Relational and non-relational databases: Databases rank among the most common solutions for data storage. You should be familiar with both relational and non-relational databases, and how they work.
ETL (extract, transform, and load) systems: ETL is the process by which you’ll move data from databases and other sources into a single repository, like a data warehouse. Common ETL tools include Xplenty, Stitch, Alooma, and Talend.
Data storage: Not all types of data should be stored the same way, especially when it comes to big data. As you design data solutions for a company, you’ll want to know when to use a data lake versus a data warehouse, for example.
Automation and scripting: Automation is a necessary part of working with big data simply because organizations are able to collect so much information. You should be able to write scripts to automate repetitive tasks.
Machine learning: While machine learning is more the concern of data scientists, it can be helpful to have a grasp of the basic concepts to better understand the needs of data scientists on your team.
Big data tools: Data engineers don’t just work with regular data. They’re often tasked with managing big data.
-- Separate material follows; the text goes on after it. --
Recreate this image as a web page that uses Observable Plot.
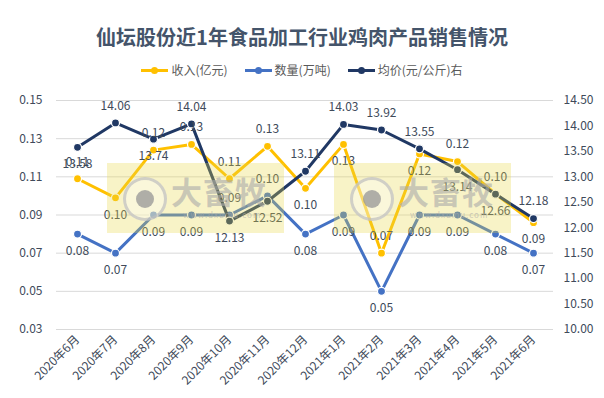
<!DOCTYPE html>
<html><head><meta charset="utf-8">
<script src="https://cdn.jsdelivr.net/npm/d3@7"></script>
<script src="https://cdn.jsdelivr.net/npm/@observablehq/plot@0.6"></script>
<style>
body{margin:0;background:#fff;font-family:"Noto Sans CJK SC","Noto Sans",sans-serif;}
#wrap{position:relative;width:604px;height:398px;overflow:hidden;background:#fff;}
#title{position:absolute;left:0;top:23px;width:604px;text-align:center;font-size:20px;font-weight:bold;color:#44546a;line-height:28px;}
#legend{position:absolute;top:61px;left:0;width:604px;display:flex;justify-content:center;gap:17px;font-size:12px;color:#595959;line-height:18px;}
.item{display:flex;align-items:center;}
.sw{position:relative;width:27px;height:3px;margin-right:3px;}
.sw i{position:absolute;left:10px;top:-2px;width:7px;height:7px;border-radius:50%;}
#chart{position:absolute;top:85px;left:0;}
.wm{position:absolute;background:rgba(232,216,70,0.3);pointer-events:none;overflow:hidden;}
.wm .ring{position:absolute;left:16px;top:14px;width:38px;height:38px;border-radius:50%;border:3px solid rgba(190,190,190,0.7);background:rgba(255,255,255,0.35);}
.wm .eye{position:absolute;left:10px;top:10px;width:18px;height:18px;border-radius:50%;background:rgba(150,150,150,0.75);}
.wm .t{position:absolute;left:64px;top:10px;font-size:31px;font-weight:bold;color:rgba(170,170,170,0.6);line-height:36px;white-space:nowrap;letter-spacing:1px;}
.wm .u{position:absolute;left:76px;top:47px;font-size:8px;color:rgba(170,170,170,0.6);letter-spacing:1px;white-space:nowrap;line-height:10px;}
</style>
</head><body>
<div id="wrap">
<div id="title">仙坛股份近1年食品加工行业鸡肉产品销售情况</div>
<div id="legend"></div>
<div id="chart"></div>
<div class="wm" style="left:107px;top:163px;width:177px;height:70px;"><div class="ring"><div class="eye"></div></div><div class="t">大畜牧</div><div class="u">www.dxumu.com</div></div>
<div class="wm" style="left:334px;top:163px;width:177px;height:70px;"><div class="ring"><div class="eye"></div></div><div class="t">大畜牧</div><div class="u">www.dxumu.com</div></div>
</div>
<script>
const months = ["2020年6月","2020年7月","2020年8月","2020年9月","2020年10月","2020年11月","2020年12月","2021年1月","2021年2月","2021年3月","2021年4月","2021年5月","2021年6月"];
const revenue = [0.109,0.099,0.124,0.127,0.109,0.126,0.104,0.127,0.070,0.122,0.118,0.101,0.086];
const volume  = [0.08,0.07,0.09,0.09,0.09,0.10,0.08,0.09,0.05,0.09,0.09,0.08,0.07];
const price   = [13.58,14.06,13.74,14.04,12.13,12.52,13.11,14.03,13.92,13.55,13.14,12.66,12.18];
const seriesNames = ["收入(亿元)","数量(万吨)","均价(元/公斤)右"];
const seriesColors = ["#FFC000","#4472C4","#203864"];
// label placement: 1 = above point, -1 = below point
const revSide   = [1,-1,1,1,1,1,-1,-1,1,-1,1,1,-1];
const volSide   = [-1,-1,-1,-1,1,1,-1,-1,-1,-1,-1,-1,-1];
const priceSide = [-1,1,-1,1,-1,-1,1,1,1,1,-1,-1,1];
const leftTicks = [0.03,0.05,0.07,0.09,0.11,0.13,0.15];
const rightTicks = [10,10.5,11,11.5,12,12.5,13,13.5,14,14.5];

// secondary axis mapping (price 10..14.5 -> left 0.03..0.15)
const toL = p => 0.03 + (p - 10) * 0.12 / 4.5;
const fromL = v => 10 + (v - 0.03) * 4.5 / 0.12;

const leg = document.getElementById("legend");
seriesNames.forEach((n,i)=>{
  const it = document.createElement("div"); it.className="item";
  it.innerHTML = `<span class="sw" style="background:${seriesColors[i]}"><i style="background:${seriesColors[i]}"></i></span><span>${n}</span>`;
  leg.appendChild(it);
});

const rows = months.map((m,i)=>({m, rev:revenue[i], vol:volume[i], price:price[i], pY:toL(price[i]), rs:revSide[i], vs:volSide[i], ps:priceSide[i]}));
const txt = "#404a5a";
const fs = 12;
const off = 17;

function series(yKey, color){
  return [
    Plot.line(rows,{x:"m",y:yKey,stroke:color,strokeWidth:3}),
    Plot.dot(rows,{x:"m",y:yKey,r:4,fill:color,stroke:"#fff",strokeWidth:1.2})
  ];
}
function labels(yKey, sideKey, labelFn){
  return [
    Plot.text(rows.filter(d=>d[sideKey]>0),{x:"m",y:yKey,text:labelFn,dy:-off,fill:txt,fontSize:fs}),
    Plot.text(rows.filter(d=>d[sideKey]<0),{x:"m",y:yKey,text:labelFn,dy:off,fill:txt,fontSize:fs})
  ];
}

const chart = Plot.plot({
  width:604, height:313,
  marginTop:15, marginBottom:69, marginLeft:56, marginRight:51,
  style:{fontFamily:'"Noto Sans CJK SC","Noto Sans",sans-serif',fontSize:"12px",color:txt,background:"transparent"},
  x:{type:"point",domain:months,padding:0.5},
  y:{domain:[0.03,0.15]},
  marks:[
    Plot.gridY(leftTicks,{stroke:"#d9d9d9",strokeOpacity:1,strokeWidth:1}),
    Plot.axisY(leftTicks,{anchor:"left",tickSize:0,tickPadding:14,tickFormat:d=>d.toFixed(2),label:null,fontSize:12,fill:txt}),
    Plot.axisY(rightTicks.map(toL),{anchor:"right",tickSize:0,tickPadding:10,tickFormat:v=>fromL(v).toFixed(2),label:null,fontSize:12,fill:txt}),
    Plot.axisX({tickRotate:-45,tickSize:0,tickPadding:8,label:null,fontSize:12,fill:txt}),
    ...series("rev",seriesColors[0]),
    ...series("vol",seriesColors[1]),
    ...series("pY",seriesColors[2]),
    ...labels("rev","rs",d=>d.rev.toFixed(2)),
    ...labels("vol","vs",d=>d.vol.toFixed(2)),
    ...labels("pY","ps",d=>d.price.toFixed(2))
  ]
});
document.getElementById("chart").appendChild(chart);
</script>
</body></html>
Tools and technologies are evolving and vary by company, but some popular ones include Hadoop, MongoDB, and Kafka.
Cloud computing: You’ll need to understand cloud storage and cloud computing as companies increasingly trade physical servers for cloud services. Beginners may consider a course in Amazon Web Services (AWS) or Google Cloud.
Data security: While some companies might have dedicated data security teams, many data engineers are still tasked with securely managing and storing data to protect it from loss or theft.

Data Pipeline

A Data pipeline is basically a set of tools and processes for moving data from one system to another for storage and further handling. It captures datasets from multiple sources and inserts them into some form of database, another tool, or app, providing quick and reliable access to this combined data for the teams of data scientists, BI engineers, data analysts, etc.
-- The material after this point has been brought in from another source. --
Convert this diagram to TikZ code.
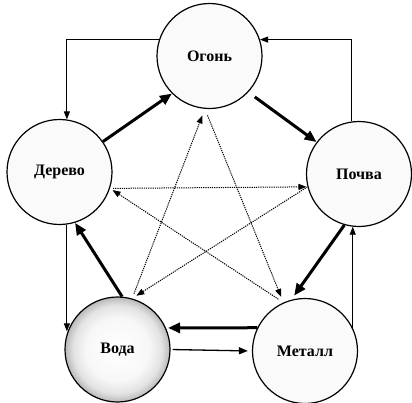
\documentclass[tikz,border=0pt]{standalone}
\usepackage{fontspec}
\setmainfont{Liberation Serif}
\usetikzlibrary{arrows.meta}
\pgfdeclareradialshading{vodashade}{\pgfpoint{0bp}{0bp}}{color(0bp)=(white); color(15bp)=(gray!6); color(21bp)=(gray!22); color(25bp)=(gray!55); color(50bp)=(gray!55)}
\begin{document}
\begin{tikzpicture}[x=1pt,y=-1pt,
  elem/.style={circle, draw, line width=1.2pt, minimum size=105pt, inner sep=0pt,
    fill=gray!4, font=\bfseries\fontsize{16}{19}\selectfont},
  outerarr/.style={line width=0.9pt, -{Triangle[length=8pt,width=6pt]}},
  midarr/.style={line width=1.3pt, -{Triangle[length=9pt,width=7pt]}},
  thickarr/.style={line width=3pt, -{Triangle[length=12pt,width=10pt]}},
  dotarr/.style={line width=1pt, dash pattern=on 1.2pt off 1pt, -{Triangle[length=8pt,width=6pt]}}
]
\useasboundingbox (0,0) rectangle (412,402);
\fill[white] (0,0) rectangle (412,402);

\node[elem] (O) at (209.5,56) {Огонь};
\node[elem] (D) at (59.5,172) {Дерево};
\node[elem] (P) at (359,174) {Почва};
\node[elem, shading=vodashade] (V) at (117.5,349.5) {Вода};
\node[elem] (M) at (305,351) {Металл};

% outer thin arrows
\draw[outerarr] (O.162) -| (D.82);
\draw[outerarr] (P.98) |- (O.18);
\draw[outerarr] (D.-82) -- (D.-82 |- V.160);
\draw[outerarr] (M.26) -- (M.26 |- P.-97);
\draw[midarr, shorten <=2pt, shorten >=4pt] (V.0) -- (M.180);

% thick arrows
\draw[thickarr] (D.35) -- (O.225);
\draw[thickarr, shorten <=8pt] (O.-43) -- (P.143);
\draw[thickarr, shorten >=5pt] (P.-106) -- (M.105);
\draw[thickarr, shorten >=2pt] (M.154) -- (V.24);
\draw[thickarr] (V.85) -- (D.-73);

% dotted star
\draw[dotarr, shorten <=5pt, shorten >=7pt] (V.74) -- (O.-95);
\draw[dotarr, shorten <=7pt, shorten >=6pt] (O.-95) -- (M.114);
\draw[dotarr, shorten <=6pt, shorten >=3pt] (M.114) -- (D.-18);
\draw[dotarr, shorten <=3pt, shorten >=1pt] (D.-18) -- (P.194);
\draw[dotarr, shorten >=5pt] (P.194) -- (V.74);
\end{tikzpicture}
\end{document}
Constructing data pipelines is the core responsibility of data engineering. It requires advanced programming skills to design a program for continuous and automated data exchange. A data pipeline is commonly used for

moving data to the cloud or to a data warehouse,
wrangling the data into a single location for convenience,
integrating data from various connected devices and systems in IoT,
copying databases into a cloud data warehouse, and
bringing data to one place in BI for informed business decisions.

What does ETL stand for and mean?

Extract – At the start of the pipeline we deal with raw data, which can be retrieved from numerous sources. Data engineers run ‘jobs’ to extract this data.
Transform – Data engineers run jobs to transform the data into an acceptable format for further processing or standardisation of data in the system. It is a very important step in the process as it increases data usability.
Load – A step which saves data to a new location, possibly into a RDMS (Relational Data Management System)

Data Warehouse

A data warehouse is a central repository where data is stored in query-able forms. From a technical standpoint, a data warehouse is a relational database optimized for reading, aggregating, and querying large volumes of data. Traditionally, DWs only contained structured data, or data that can be arranged in tables.

Data Mart

A data mart is a smaller scale data warehouse, it is usually smaller than 100GBs

Data Lake

A data lake is a vast pool for saving data in its natural unprocessed. A data lake stands out for its high speed and agility as it is not limited to the Data Warehouse’s configuration

Hadoop

Hadoop is a large-scale data processing framework on Java. The platform allows for splitting data analysis jobs across various computers and processing them in parallel.

Ingest

You may acquire raw data in a variety of ways, depending on the amount, source, and latency of the data.

Data from app events, such as log files or user events, usually gathers via a push paradigm, in which the app uses an API to deliver the data to storage.
Streaming: The data is a series of short, asynchronous messages that are in a continuous stream.
Batch: A series of files containing a large amount of data is sent to storage in bulk.

Store

Data arrives in a variety of shapes and sizes, and its structure determines by the sources from which it derives. And, also the downstream use cases. Ingest data can store in a number of forms or places for data and analytics applications.

Process and Analyse

You must convert and analyze data in order to gain business value and insights from it. This necessitates a processing architecture that can either analyze the data directly or prepare it for downstream analysis, as well as tools to assess and comprehend the outcomes of the processing.

Processing: Data from source systems is cleansed, normalized, and processed across multiple machines, and stored in analytical systems.
Analysis: Processed data stores in systems that allow for ad-hoc querying and exploration.
Understanding: Depending on analytical results, data can be train and test automated machine-learning models.

Explore and Visualise

In-depth data exploration and visualization are the final steps in the data lifecycle, and they help you better comprehend the outcomes of your processing and analysis. Insights operate improvements in the pace or amount of data input, the use of various storage mediums to expedite analysis, and upgrades to processing pipelines during exploration. Data scientists and business analysts having skills in probability, statistics, and recognizing business value, frequently explore and analyze big data sets.